Rice is the staple grain of almost
entire Karnataka region, especially those blessed with the river belts of
Cauvery and its tributaries. Naturally, Dosa, Idliand its different yummy
cousins – Paddu, Puttu etc make their presence in everyday
cuisine. Today’s dish – Davangere Benne Dose – has its origins
in Davangere – a town in North West Karnataka, and simply translated it means
Butter Crepes from Davanagere. But for those who have relished this delicacy on
street carts or Darshinis (small eateries) in and around Bangalore, the experience
is nothing short of blissful.
Copious amounts of white, unsalted butter go into
making these and the wood fired stoves and the iron skillets seem to add to the taste : The results are not just lipsmacking, but adds quite a lot to
the waistline too. It wouldnt be an exaggeration to say that one with a normal
appetite cant eat more than 1-2 of these dosas as they are quite filling, and yes fatty too ;-)) But whats life without a little indulgence once in a while, right ?
The speciality is to use fresh butter,
and liberally too. We make this very occasionally at home, and even then the
amount of butter is very less. Nevertheless, there is no compromise in taste.
These dosas come in 3 forms – Benne khali dosa, Benne open dosa, Benne
masala dosa basically depending on whether the potato stuffing is inside or
outside the dosa. For all those Dosa lovers out there, this is a must try. I
promise you would be hooked, even if you used very little ghee
– This makes the dish enticing in both flavour and fragrance…
Off this goes to
Alphabet “D” under the Mega Marathon.
I have slightly
adapted the recipes from here and here and giving what worked for me at my
place. These are generally thicker than the usual variety. But my family somehow
liked them thinner, unless I am making Set Dosas. So, here’s the recipe..

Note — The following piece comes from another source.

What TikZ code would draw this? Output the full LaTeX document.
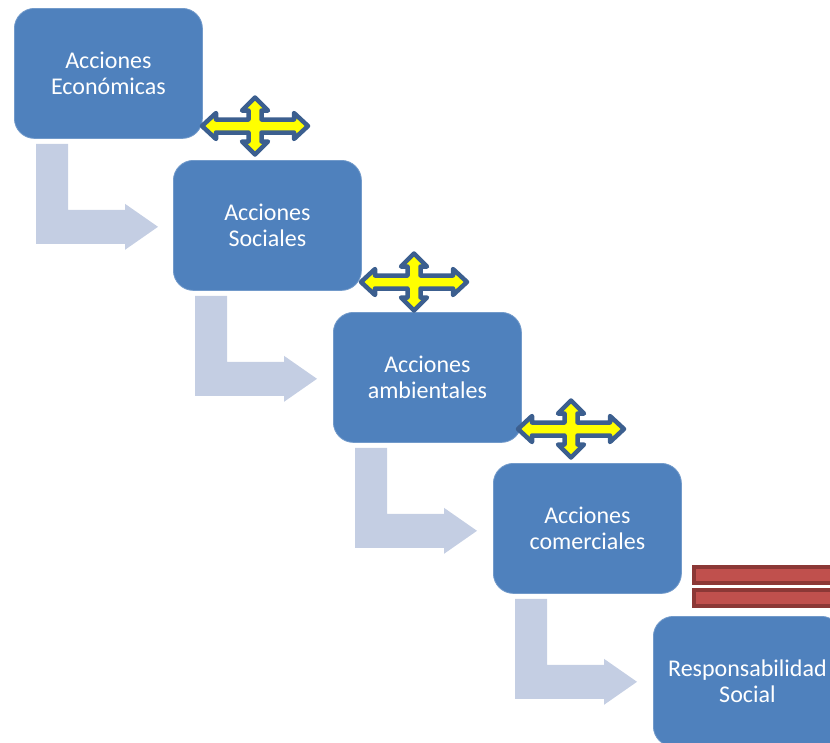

Prep time : 30 mins (excluding soaking,
grinding and fermenting time) |
Makes : Approx : 20- 25 dosas
Soaking time : 4 hours | Grinding time
: 30 mins | Fermenting time : 8 – 10 hours or even overnight
Serving suggestions: Coconut Chutney,
(A) For Dosa –
- Regular raw rice – 2 cups
- Idli rice- 1 cup
- Poha / flattened rice – 1/4 cup
- Urad dal (split black gram) – 1/2 cup
- Murmura / puffed rice – 1/2 cup
- Fenugreek seeds – 1/2 tsp
- Salt – to taste
To add to the batter:
- Maida – 2 TBSP
- Soda – 1/2 tsp (optional) – I didnt add
To make the dosa:
- White unsalted butter (I melted 4 TBSP
butter with 3 tsp cooking oil and used it)
(B) For the Spicy potato mixture –
refer the Masala dosa filling mixture given here
(C) For the coconut Chutney:
- Coconut – 1/2 cup (grated)
- Green chillies – 2 nos
- Salt – to taste
- Fried gram / pottu kadalai / chutney
dal – 1 handful
- Tempering : Oil (1 tsp), Mustard seeds,
Optional add-ons to chutney : garlic, ginger, mint or coriander leaves,jaggery,tamarind paste
For the Dosa:
1) Soak all the ingredients except salt
for 4- 6 hours. Grind well to a smooth paste. Add salt, mix well and Ferment
2) 1/2 hour before making the dosa,
beat the batter well. Add the maida and soda if using and beat again.
3) Heat the tava (skillet) till medium
hot. Apply a layer of the butter-oil mixture and wipe with a paper towel.
4) Now add a ladleful of batter and
spread to a thickish dosa from the inside out. Drizzle liberal amounts of
oil-butter around the edges. Cook till one side gets browned but not burnt
(approx 1-2 mins). Flip over and cook again for 30secs – 1 min.
5) To serve, drop a dollop of white
unsalted butter and serve with potato curry and Coconut Chutney on the side.
For the coconut chutney – grind all the
ingredients to a smooth paste. Add salt and mix.
Prepare tempering with mustard seeds
and curry leaves. Pour onto chutney and serve with hot dosas.